There is a captivating TED talk by developmental researcher Kang Lee on the subject, entitled “Can you really tell if a kid is lying?”. He elaborates on some of the scientific experiments conducted on kids, which revealed that at the age of 2 years about 30% of kids lie in a specific situation of the experiment. However, as the age of a kid goes up, so does the percentage of little Pinocchios, reaching 50% at the age of 3, 80% – at 4, and practically 100% shortly after. At the same time the series of experiments on adults to test their abilities to detect lies revealed that we are much less capable of doing that, than we would want to. The experiment divided adults in different categories from students over social workers, to judges and parents of toddlers themselves. Everybody scored around 50% which is more or less just a chance level.
One of the reasons for such low recognition numbers might be that very young children simply don’t know the difference between truth and imagination. As I have read in one of the articles on the subject kids of the age of 3 to 5 live in the “world of invisible friends and talking rainbows“. And it holds for adults as well – if you believe in your lie yourself you tend to be very persuasive.

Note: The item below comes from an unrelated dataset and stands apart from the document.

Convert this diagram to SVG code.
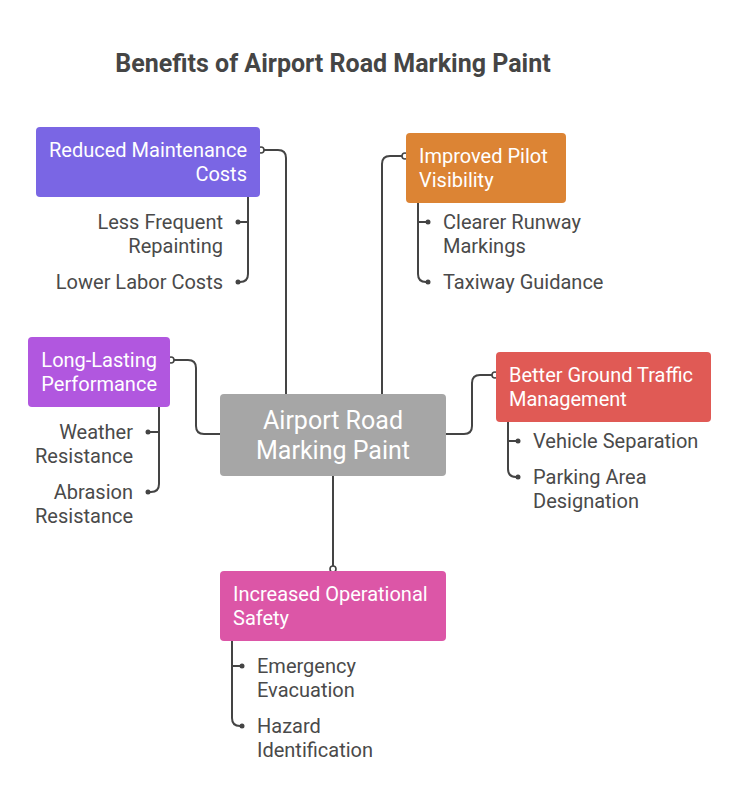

So if you think you will always be able to spot your kid lying, think again! Some lies you will, some others you won’t. Your little one is learning yet another skill…
Finally, while there is no need to specifically deal with lies of a little toddler, as the kid grows up, rainbows stop talking and kid’s lies start to have a specific reason. These reasons cannot be just ignored. Also the behavior itself cannot stay unaddressed. However, this is of course a subject of a separate discussion.